Benoit, qui était venu à Magog se réapprovisionner à la SQDC, ramasse un exemplaire du journal et le rapporte à la maison. Pascal aime regarder les annonces des concessionnaires automobiles. Il rêve d’une Honda Civic coupé sport rouge ou d’une Hyundai Veloster blanche avec un grand aileron arrière. Entre deux annonces de chars, Pascal voit l’annonce de France. La dernière phrase s’enregistre dans sa tête : « Aucune expérience requise, la formation vous sera donnée sur place. » Aussitôt, Pascal court en parler à Benoit. Faut dire que Pascal est pas mal tanné de faire des chiffres de douze heures au dépanneur et que Benoit n’est plus son amant. Il est devenu un très bon ami, certains diront son mentor, tout en demeurant son employeur. Benoit, toujours le cœur sur la main, encourage Pascal à tenter sa chance. Pascal revêt ses plus beaux atours et saute sur le scooter qu’il s’est payé pour ses vingt ans grâce à un prêt endossé par Benoit. France tombe sous le charme et la maturité de Pascal. Elle lui offre un essai de deux mois, ce que Pascal accepte en sautant de joie. Elle demande à Thomas et Béatrice de former le p’tit nouveau. Pascal adore son nouvel emploi : pour la première fois de sa vie, il se sent utile à quelque chose. Il se découvre une nouvelle famille. De plus, il se sent attiré par Thomas qui bientôt succombe.

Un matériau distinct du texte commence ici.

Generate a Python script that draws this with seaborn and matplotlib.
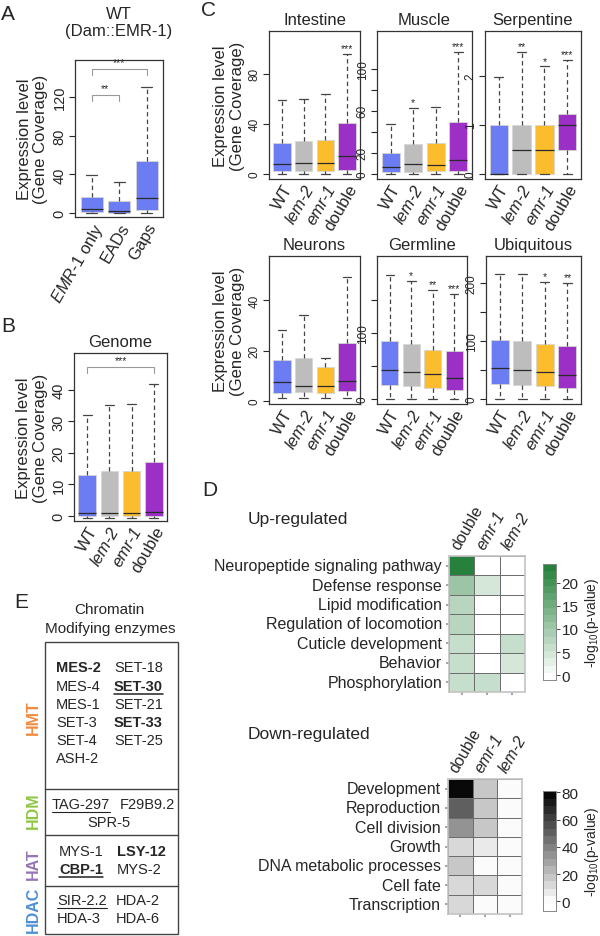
import numpy as np
import pandas as pd
import matplotlib
matplotlib.use("Agg")
import matplotlib.pyplot as plt
import seaborn as sns
from matplotlib.colors import ListedColormap, to_rgb

W, H = 600, 937

# ---- A: five-number summaries (min, Q1, median, Q3, max)
a_groups = ["$\\mathit{EMR}$-$\\mathit{1}$ only", "EADs", "Gaps"]
a_stats = [[0, 1, 4, 17, 39], [0, 0.5, 2, 13, 32], [0, 3, 16, 54, 130]]

# ---- B: genome
strains = ["WT", "lem-2", "emr-1", "double"]
b_stats = [[-0.5, 0, 1, 13, 32], [-0.5, 0, 1, 14.3, 35.3],
           [-0.5, 0, 1, 14.4, 35.5], [-0.5, 0, 1.3, 17, 42]]

# ---- C: tissue specific genes
intestine = [[0, 2, 8, 25, 59], [0, 2, 8.5, 26, 60], [0, 2, 9, 27, 64], [0, 3, 14, 41, 96]]
muscle = [[0, 1.5, 6, 20, 47], [0, 2, 9, 28, 63], [0, 2.5, 8, 29, 64], [0, 2.5, 13, 49, 116]]
serpentine = [[0, 0, 0, 1, 1.98], [0, 0, 0.5, 1, 2.5], [0, 0, 0.5, 1, 2.2], [0, 0.5, 1, 1.23, 2.33]]
neurons = [[1, 3.2, 7.5, 16.3, 28], [1, 3.5, 6, 17, 34], [1, 3.3, 6, 13.5, 17], [1, 4, 7.9, 23, 49]]
germline = [[0, 21, 44, 88, 188], [0, 19, 41, 83, 179], [0, 17, 38, 75, 165], [0, 14, 32, 73, 160]]
ubiquitous = [[0, 26, 53, 102, 216], [0, 24, 50, 101, 216], [0, 22, 47, 95, 202], [0, 19, 42, 92, 200]]

intestine_stars = ["", "", "", "***"]
muscle_stars = ["", "*", "", "***"]
serpentine_stars = ["", "**", "*", "***"]
neurons_stars = ["", "", "", ""]
germline_stars = ["", "*", "**", "***"]
ubiquitous_stars = ["", "", "*", "**"]

# ---- D: GO enrichment, -log10(p)
go_cols = ["double", "emr-1", "lem-2"]
up_terms = ["Neuropeptide signaling pathway", "Defense response", "Lipid modification",
            "Regulation of locomotion", "Cuticle development", "Behavior", "Phosphorylation"]
up_double = [22.5, 10.5, 7.6, 7.6, 6, 6, 6]
up_emr1 = [0, 3.7, 0, 0, 0, 0, 6.4]
up_lem2 = [0, 0, 0, 0, 6, 4.1, 0]

down_terms = ["Development", "Reproduction", "Cell division", "Growth",
              "DNA metabolic processes", "Cell fate", "Transcription"]
down_double = [80, 52, 36, 11, 20, 12, 12]
down_emr1 = [17.5, 17.5, 17.5, 6.5, 0, 13.5, 0]
down_lem2 = [0, 0, 0, 0, 0, 0, 0]

# ---- E: chromatin modifying enzymes
hmt_col1 = ["MES-2", "MES-4", "MES-1", "SET-3", "SET-4", "ASH-2"]
hmt_col2 = ["SET-18", "SET-30", "SET-21", "SET-33", "SET-25"]
bold_names = ["MES-2", "SET-30", "SET-33", "LSY-12", "CBP-1"]
underlined = ["SET-30", "TAG-297", "CBP-1", "SIR-2.2"]

blue, gray, gold, purple = "#6c7cf2", "#bdbdbd", "#fbbd2e", "#9b2fc6"
strain_colors = [blue, gray, gold, purple]

sns.set_theme(style="ticks")
plt.rcParams["font.family"] = ["Liberation Sans", "DejaVu Sans"]
plt.rcParams["mathtext.fontset"] = "custom"
plt.rcParams["mathtext.it"] = "Liberation Sans:italic"
plt.rcParams["mathtext.rm"] = "Liberation Sans"

fig = plt.figure(figsize=(6, 9.37), dpi=100)


def rect(l, t, r, b):
    return [l / W, 1 - b / H, (r - l) / W, (b - t) / H]


def box_panel(ax, labels, stats, colors, ylim, yticks, yticklabels=None, ysize=8.5):
    df = pd.DataFrame({"group": np.repeat(labels, 5), "value": np.concatenate(stats)})
    sns.boxplot(data=df, x="group", y="value", hue="group", palette=colors,
                whis=(0, 100), width=0.8, linewidth=0.9, linecolor="#2a2a2a",
                fliersize=0, legend=False, saturation=1, ax=ax,
                whiskerprops=dict(linestyle=(0, (3.5, 2.5)), color="#444444"),
                capprops=dict(color="#444444"))
    for p in ax.patches:
        p.set_edgecolor("#d6d6d6")
        p.set_linewidth(0.6)
    ax.set_ylim(*ylim)
    ax.set_xlim(-0.6, len(labels) - 0.4)
    ax.set_yticks(yticks)
    if yticklabels is not None:
        ax.set_yticklabels(yticklabels)
    ax.tick_params(axis="y", labelrotation=90, labelsize=ysize, length=4, width=0.8, pad=2)
    for t in ax.get_yticklabels():
        t.set_va("center")
    ax.tick_params(axis="x", length=0, labelsize=12, pad=2)
    ax.set_xticks(range(len(labels)))
    ax.set_xticklabels(labels, rotation=60, ha="right", rotation_mode="anchor")
    for t in ax.get_xticklabels():
        if t.get_text() in ("lem-2", "emr-1"):
            t.set_fontstyle("italic")
    for s in ax.spines.values():
        s.set_visible(True)
        s.set_color("#333333")
        s.set_linewidth(0.9)
    ax.set_xlabel("")
    ax.set_ylabel("")


def stars(ax, stats, marks):
    for i, (st, m) in enumerate(zip(stats, marks)):
        if m:
            ax.annotate(m, (i, st[4]), xytext=(0, 0.5), textcoords="offset points",
                        ha="center", va="bottom", fontsize=7.5)


ylab = "Expression level\n(Gene Coverage)"

# ---- A
axA = fig.add_axes(rect(75, 61, 163, 218))
box_panel(axA, a_groups, a_stats, [blue] * 3, (-4, 158), [0, 40, 80, 120], ysize=10.5)
axA.set_title("WT\n(Dam::EMR-1)", fontsize=12, pad=18, linespacing=1.15)
axA.set_ylabel(ylab, fontsize=12, labelpad=3, linespacing=1.1)
for (x0, x1, y, m) in [(0, 1, 122, "**"), (0, 2, 149, "***")]:
    axA.plot([x0, x0, x1, x1], [y - 6, y, y, y - 6], color="#999999", lw=0.8)
    axA.text((x0 + x1) / 2, y + 2, m, ha="center", va="bottom", fontsize=7.5)

# ---- B
axB = fig.add_axes(rect(74, 354, 167, 522))
box_panel(axB, strains, b_stats, strain_colors, (-1.6, 51.7), [0, 10, 20, 30, 40], ysize=10.5)
axB.set_title("Genome", fontsize=12, pad=5)
axB.set_ylabel(ylab, fontsize=12, labelpad=3, linespacing=1.1)
axB.plot([0, 0, 3, 3], [45.3, 47.3, 47.3, 45.3], color="#999999", lw=0.8)
axB.text(1.5, 48, "***", ha="center", va="bottom", fontsize=7.5)

# ---- C
c_panels = [
    ("Intestine", intestine, intestine_stars, (269, 32, 360, 180), (-4, 114), [0, 40, 80], None),
    ("Muscle", muscle, muscle_stars, (377, 32, 472, 180), (-5, 136),
     [0, 20, 40, 60, 80, 100], ["0", "20", "", "60", "", "100"]),
    ("Serpentine", serpentine, serpentine_stars, (485, 32, 581, 180), (-0.1, 2.92), [0, 1, 2], None),
    ("Neurons", neurons, neurons_stars, (269, 257, 360, 405), (-1.2, 57.5), [0, 20, 40], None),
    ("Germline", germline, germline_stars, (377, 257, 467, 405), (-7.6, 217),
     [0, 50, 100, 150], ["0", "", "100", ""]),
    ("Ubiquitous", ubiquitous, ubiquitous_stars, (486, 257, 581, 405), (-8.6, 247),
     [0, 50, 100, 150, 200], ["0", "", "100", "", "200"]),
]
for name, st, mk, box, yl, yt, ytl in c_panels:
    ax = fig.add_axes(rect(*box))
    box_panel(ax, strains, st, strain_colors, yl, yt, ytl)
    stars(ax, st, mk)
    ax.set_title(name, fontsize=12, pad=5)
    if name in ("Intestine", "Neurons"):
        ax.set_ylabel(ylab, fontsize=12, labelpad=3, linespacing=1.1)


# ---- D heatmaps
def go_cmap(top, vmin, vmax, n=16):
    edges = np.linspace(vmin, vmax, n + 1)
    centers = (edges[:-1] + edges[1:]) / 2
    top = np.array(to_rgb(top))
    cols = []
    for c in centers:
        f = max(c, 0) / vmax
        cols.append(1 - f * (1 - top))
    return ListedColormap(cols)


def go_heat(box, cbox, terms, values, cmap, vmin, vmax, cticks):
    ax = fig.add_axes(rect(*box))
    cax = fig.add_axes(rect(*cbox))
    mat = pd.DataFrame(np.array(values).T, index=terms, columns=go_cols)
    sns.heatmap(mat, ax=ax, cbar_ax=cax, cmap=cmap, vmin=vmin, vmax=vmax,
                linewidths=0.6, linecolor="#6e6e6e")
    ax.tick_params(axis="x", top=False, bottom=True, labeltop=True, labelbottom=False,
                   length=2, color="#999999", labelsize=11.5, pad=1)
    ax.tick_params(axis="y", left=True, length=2, color="#999999", labelsize=11.5, pad=3)
    ax.set_xticklabels(go_cols, rotation=60, ha="left", rotation_mode="anchor")
    for t in ax.get_xticklabels():
        if t.get_text() != "double":
            t.set_fontstyle("italic")
    ax.set_yticklabels(terms, rotation=0)
    for s in ax.spines.values():
        s.set_visible(True)
        s.set_color("#c4c4c4")
        s.set_linewidth(1.2)
    cax.set_yticks(cticks)
    cax.tick_params(labelsize=11, length=3, width=0.6, pad=1)
    cax.set_ylabel("-log$_{10}$(p-value)", fontsize=10, labelpad=3, rotation=90)
    for s in cax.spines.values():
        s.set_visible(True)
        s.set_color("#888888")
        s.set_linewidth(0.6)
    ax.set_xlabel("")
    ax.set_ylabel("")


go_heat((449, 557, 525, 693), (543, 565, 556, 681), up_terms,
        [up_double, up_emr1, up_lem2], go_cmap("#1e7d34", -1, 24), -1, 24, [0, 5, 10, 15, 20])
go_heat((448, 780, 522, 915), (543, 792, 556, 912), down_terms,
        [down_double, down_emr1, down_lem2], go_cmap("#000000", -7, 81), -7, 81, [0, 20, 40, 60, 80])

# ---- overlay for letters, headings and table E
ov = fig.add_axes([0, 0, 1, 1], zorder=-1)
ov.set_xlim(0, W)
ov.set_ylim(H, 0)
ov.axis("off")
for letter, x, y in [("A", 8, 15), ("B", 8, 327), ("C", 208, 11), ("D", 210, 491), ("E", 21, 603)]:
    ov.text(x, y, letter, fontsize=15, ha="center", va="center")
ov.text(248, 520, "Up-regulated", fontsize=12.5, va="center")
ov.text(248, 735, "Down-regulated", fontsize=12.5, va="center")

ov.text(109, 610, "Chromatin", fontsize=11, ha="center", va="center")
ov.text(110, 629, "Modifying enzymes", fontsize=11, ha="center", va="center")
ov.add_patch(plt.Rectangle((45, 643), 133, 292, fill=False, ec="#444444", lw=1))
for y in [790, 836, 887]:
    ov.plot([45, 178], [y, y], color="#444444", lw=1)
for lab, y, c in [("HMT", 718, "#f28a3d"), ("HDM", 811, "#8dc641"),
                  ("HAT", 864, "#9575b9"), ("HDAC", 910, "#4f8fd6")]:
    ov.text(33, y, lab, rotation=90, ha="center", va="center", fontsize=11.5,
            fontweight="bold", color=c)

hmt_rows = [668, 687, 705, 723, 741, 759]
entries = []
for name, y in zip(hmt_col1, hmt_rows):
    entries.append((name, 56, y, "left"))
for name, y in zip(hmt_col2, hmt_rows):
    entries.append((name, 114, y, "left"))
entries += [("TAG-297", 52, 805, "left"), ("F29B9.2", 120, 805, "left"),
            ("SPR-5", 109, 823, "center"),
            ("MYS-1", 59, 852, "left"), ("LSY-12", 117, 852, "left"),
            ("CBP-1", 59, 870, "left"), ("MYS-2", 117, 870, "left"),
            ("SIR-2.2", 57, 901, "left"), ("HDA-2", 116, 901, "left"),
            ("HDA-3", 57, 919, "left"), ("HDA-6", 116, 919, "left")]
texts = []
for name, x, y, ha in entries:
    t = ov.text(x, y, name, fontsize=10.5, ha=ha, va="center",
                fontweight="bold" if name in bold_names else "normal")
    texts.append((name, t, y))

fig.canvas.draw()
r = fig.canvas.get_renderer()
for name, t, y in texts:
    if name in underlined:
        bb = t.get_window_extent(r)
        x0 = bb.x0 * W / fig.bbox.width
        x1 = bb.x1 * W / fig.bbox.width
        ov.plot([x0, x1], [y + 8, y + 8], color="#222222", lw=1.1 if name in bold_names else 0.8)

fig.savefig("out.png", dpi=100, facecolor="white")
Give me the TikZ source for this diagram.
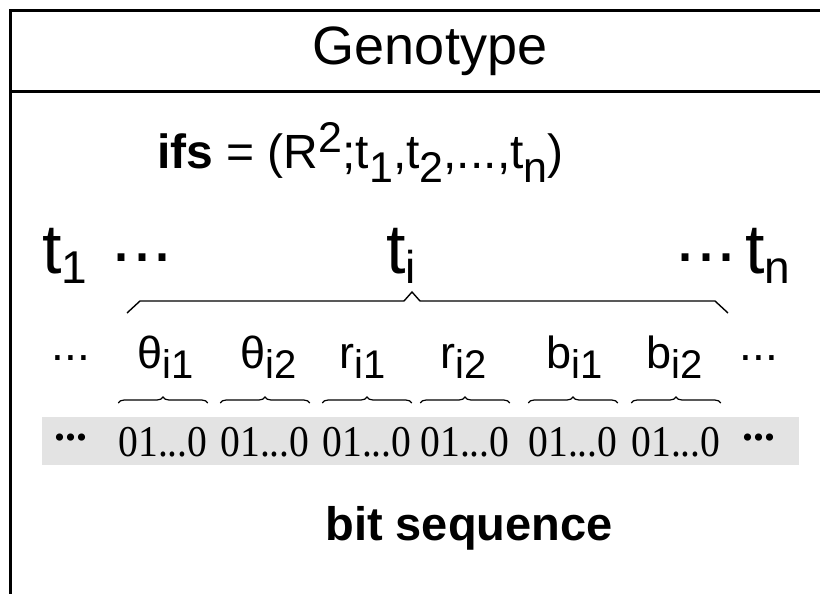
\documentclass[tikz,border=0pt]{standalone}
\usepackage{fontspec}
\usepackage{graphicx}
\setmainfont{Liberation Sans}
\newfontfamily\bitfont{Liberation Serif}
\usetikzlibrary{decorations.pathreplacing, calc, positioning}
\tikzset{
	frame/.style={line width=3pt},
	big/.style={font=\fontsize{70}{70}\selectfont, inner sep=0pt},
	gene/.style={font=\fontsize{45}{45}\selectfont, inner sep=0pt},
	bits/.style={font=\bitfont\fontsize{44}{44}\selectfont, inner sep=0pt},
	dots/.style={font=\fontsize{46}{46}\selectfont, inner sep=0pt},
	bigdots/.style={font=\fontsize{72}{72}\selectfont, inner sep=0pt},
	brc/.style={line width=1.4pt},
	sbrc/.style={decorate, line width=1.2pt, decoration={brace, amplitude=6pt}}
}
% sub- and superscripts as the picture sets them
\newcommand{\fsub}[1]{\raisebox{-14pt}{\fontsize{43}{43}\selectfont #1}}
\newcommand{\fsup}[1]{\raisebox{16pt}{\fontsize{43}{43}\selectfont #1}}
\newcommand{\tsub}[1]{\raisebox{-10pt}{\fontsize{46}{46}\selectfont #1}}
\newcommand{\gsub}[1]{\raisebox{-10pt}{\fontsize{40}{40}\selectfont #1}}
\begin{document}
\begin{tikzpicture}[x=1pt, y=-1pt]
	\useasboundingbox (0,0) rectangle (820,594);
	% frame and header
	\draw[frame] (10,11) rectangle (835,620);
	\draw[frame] (10,92) -- (835,92);
	\node[font=\fontsize{54}{54}\selectfont] (geno) at (430,51) {Genotype};
	\node[anchor=base west, inner sep=0pt, font=\fontsize{48}{48}\selectfont] (ifs) at (157,168)
		{\textbf{ifs} = (R\fsup{2};t\fsub{1},t\fsub{2},...,t\fsub{n})};
	% transformations
	\node[big, anchor=base west] (t1) at (42,273) {t\tsub{1}};
	\node[bigdots] (dl) at (142,258) {...};
	\node[big, anchor=base west] (ti) at (386,273) {t\tsub{i}};
	\node[bigdots] (dr) at (706,258) {...};
	\node[big, anchor=base west] (tn) at (745,273) {t\tsub{n}};
	\coordinate (bl) at (127,313);
	\coordinate (br) at (728,313);
	\coordinate (tip) at (412,292);
	\draw[brc] (bl) -- ++(13,-12) -- ($(tip)+(-8,9)$) -- (tip) -- ($(tip)+(8,9)$) -- ($(br)+(-13,-12)$) -- (br);
	% genes of t_i
	\node[dots] (gl) at (71,358) {...};
	\node[gene, anchor=base west] (th1) at (137,368) {θ\gsub{i1}};
	\node[gene, anchor=base west] (th2) at (240,368) {θ\gsub{i2}};
	\node[gene, anchor=base west] (r1) at (339,368) {r\gsub{i1}};
	\node[gene, anchor=base west] (r2) at (440,368) {r\gsub{i2}};
	\node[gene, anchor=base west] (bb1) at (546,368) {b\gsub{i1}};
	\node[gene, anchor=base west] (bb2) at (646,368) {b\gsub{i2}};
	\node[dots] (gr) at (759,358) {...};
	% bit sequence
	\node[fill=black!11, minimum width=757pt, minimum height=48pt, inner sep=0pt] (band) at (420.5,441) {};
	\node[dots, font=\bitfont\bfseries\fontsize{44}{44}\selectfont] (sl) at (71,438) {...};
	\coordinate (top) at (0,403);
	\foreach \x [count=\i] in {163,265,367,465,573,676} {
		\node[bits] (b\i) at (\x,442) {\scalebox{.9}[1]{01...0}};
		\draw[sbrc] (b\i.west |- top) -- (b\i.east |- top);
	}
	\node[dots, font=\bitfont\bfseries\fontsize{44}{44}\selectfont] (sr) at (759,438) {...};
	\node[anchor=base, font=\bfseries\fontsize{47}{47}\selectfont] (seq) at (469,540) {bit sequence};
\end{tikzpicture}
\end{document}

Après quatorze ans de bonheur, Jackie doit se rendre à l’évidence : Michel est devenu Alzheimer. Elle n’ose plus le laisser seul à la maison de peur qu’il s’éloigne ou qu’il n’oublie d’éteindre un rond de la cuisinière. Elle n’a plus la force de le laver, l’habiller, le nourrir. Elle s’épuise, suffoque, n’y arrive plus. La seule qui pourrait l’aider est sa fille Claire, mais celle-ci est demeurée en Illinois où elle élève sa propre famille. Jackie doit se résoudre à placer son mari. Elle contacte le CLSC de Rock Forest qui trouve une place pour Michel à la Résidence des Pins de Magog. La résidence est à moins de vingt minutes de la maison. Jackie accepte à condition de pouvoir passer les matinées avec Michel.

Covid-19 (2020)

Le gouvernement du Québec déclare l’Urgence sanitaire le 14 mars. France qui craint pour la vie de ses résidents et la santé de son personnel décide de confiner toute la Résidence des Pins. Elle demande à son personnel de venir vivre sur place jusqu’à la fin de la pandémie. Pascal accepte quand France lui dit qu’il aura son propre appartement. Il se dit qu’il pourra voir Thomas plus souvent, voire passer la nuit avec lui. France prévient les familles des résidents de son intention de leur interdire l’accès pendant la pandémie. Aussitôt Jackie demande de venir travailler bénévolement à la résidence pour pouvoir rester auprès de Michel. France accepte et fait installer un second lit dans l’appartement de Michel. Le 21 mars, le confinement est en place. Pascal travaille avec Jackie. Il découvre en elle la mère qu’il aurait aimé avoir eue.

Le mardi 23 juin. Tous les résidents sont couchés pour la nuit. France, Jackie, Pascal et Thomas, Béatrice, Hubert et les autres employés se réunissent dans le grand salon pour écouter le concert de la Saint-Jean préparé par les musiciens d’Orford Musique sous la direction du chef d’orchestre Wonny Song. Une douce paix règne dans la résidence où une grande famille a vu le jour, soudée par l’épidémie.